Your objective
Copy out the lines that have "this" in them.

Source data
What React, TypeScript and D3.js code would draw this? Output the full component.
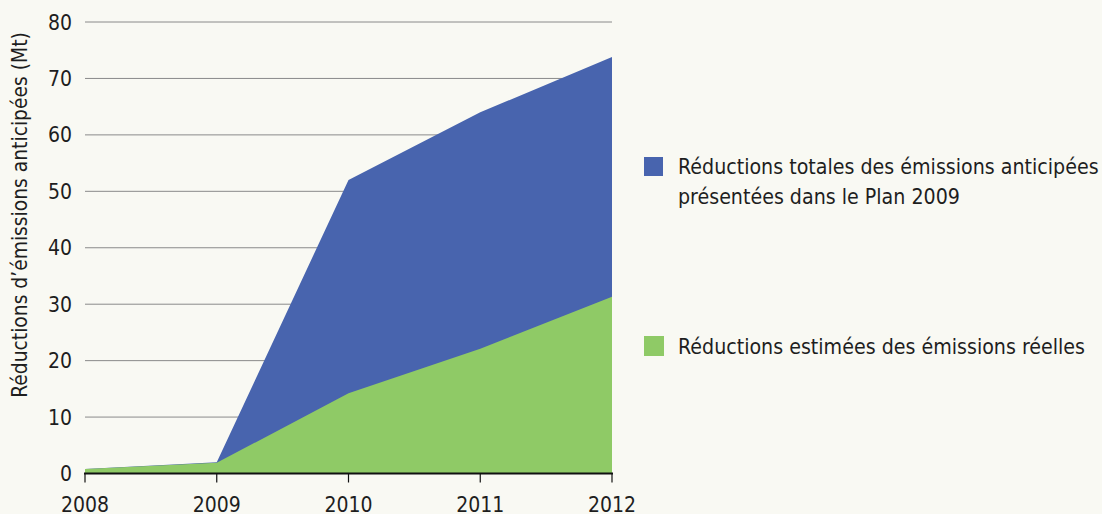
import React from "react";
import * as d3 from "d3";

const years = [2008, 2009, 2010, 2011, 2012];
const totalPlanned = [0.8, 2.0, 52.0, 64.0, 73.8];
const estimatedActual = [0.8, 1.9, 14.2, 22.1, 31.3];
const yTicks = [0, 10, 20, 30, 40, 50, 60, 70, 80];
const legendLabels = [
  ["Réductions totales des émissions anticipées", "présentées dans le Plan 2009"],
  ["Réductions estimées des émissions réelles"],
];
const yTitle = "Réductions d’émissions anticipées (Mt)";

const W = 1102;
const H = 514;
const FONT = "'DejaVu Sans Condensed', 'DejaVu Sans', sans-serif";
const BLUE = "#4864ae";
const GREEN = "#8fca66";
const TXT = "#1e1e1e";

export default function App() {
  const x = d3.scaleLinear().domain([2008, 2012]).range([85, 612]);
  const y = d3.scaleLinear().domain([0, 80]).range([473.5, 22]);

  const area = d3
    .area<[number, number]>()
    .x((d) => x(d[0]))
    .y0(y(0))
    .y1((d) => y(d[1]));

  const totalData = years.map((yr, i) => [yr, totalPlanned[i]] as [number, number]);
  const actualData = years.map((yr, i) => [yr, estimatedActual[i]] as [number, number]);

  return (
    <svg
      width={W}
      height={H}
      style={{ position: "absolute", left: 0, top: 0, background: "#f9f9f3" }}
      fontFamily={FONT}
    >
      <rect x={0} y={0} width={W} height={H} fill="#f9f9f3" />
      {yTicks.map((t) => (
        <g key={t}>
          {t > 0 && (
            <line x1={85} x2={612} y1={y(t)} y2={y(t)} stroke="#8a8a8a" strokeWidth={1} />
          )}
          <text x={72} y={y(t) + 7.5} textAnchor="end" fontSize={21} fill={TXT}>
            {t}
          </text>
        </g>
      ))}
      <path d={area(totalData) || ""} fill={BLUE} />
      <path d={area(actualData) || ""} fill={GREEN} />
      <line x1={84} x2={613} y1={y(0)} y2={y(0)} stroke="#111" strokeWidth={2.2} />
      {years.map((yr) => (
        <g key={yr}>
          <line x1={x(yr)} x2={x(yr)} y1={y(0)} y2={y(0) + 9} stroke="#111" strokeWidth={1.2} />
          <text x={x(yr)} y={512} textAnchor="middle" fontSize={21} fill={TXT}>
            {yr}
          </text>
        </g>
      ))}
      <text
        transform={`translate(27, 215) rotate(-90)`}
        textAnchor="middle"
        fontSize={20.8}
        fill={TXT}
      >
        {yTitle}
      </text>
      <rect x={644} y={157} width={19} height={19} fill={BLUE} />
      {legendLabels[0].map((l, i) => (
        <text key={i} x={678} y={174} dy={i * 30} fontSize={21.2} fill={TXT}>
          {l}
        </text>
      ))}
      <rect x={644} y={336} width={20} height={20} fill={GREEN} />
      {legendLabels[1].map((l, i) => (
        <text key={i} x={678} y={354} dy={i * 30} fontSize={21.2} fill={TXT}>
          {l}
        </text>
      ))}
    </svg>
  );
}
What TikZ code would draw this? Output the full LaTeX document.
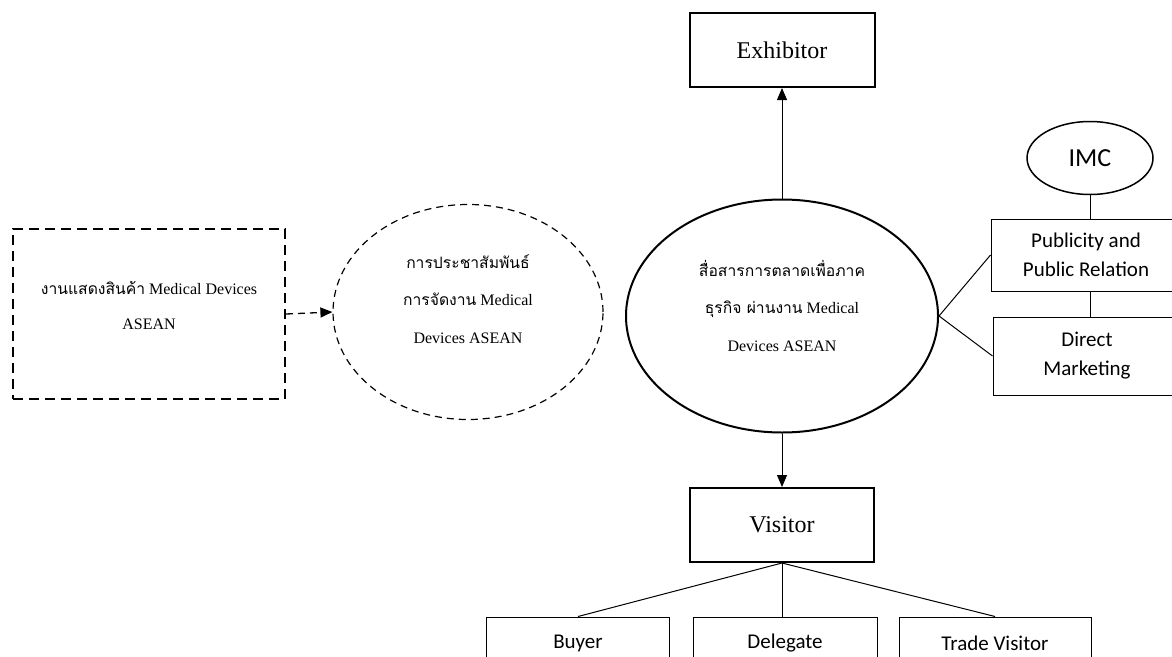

Final answer
What React, TypeScript and D3.js code would draw this? Output the full component.
What TikZ code would draw this? Output the full LaTeX document.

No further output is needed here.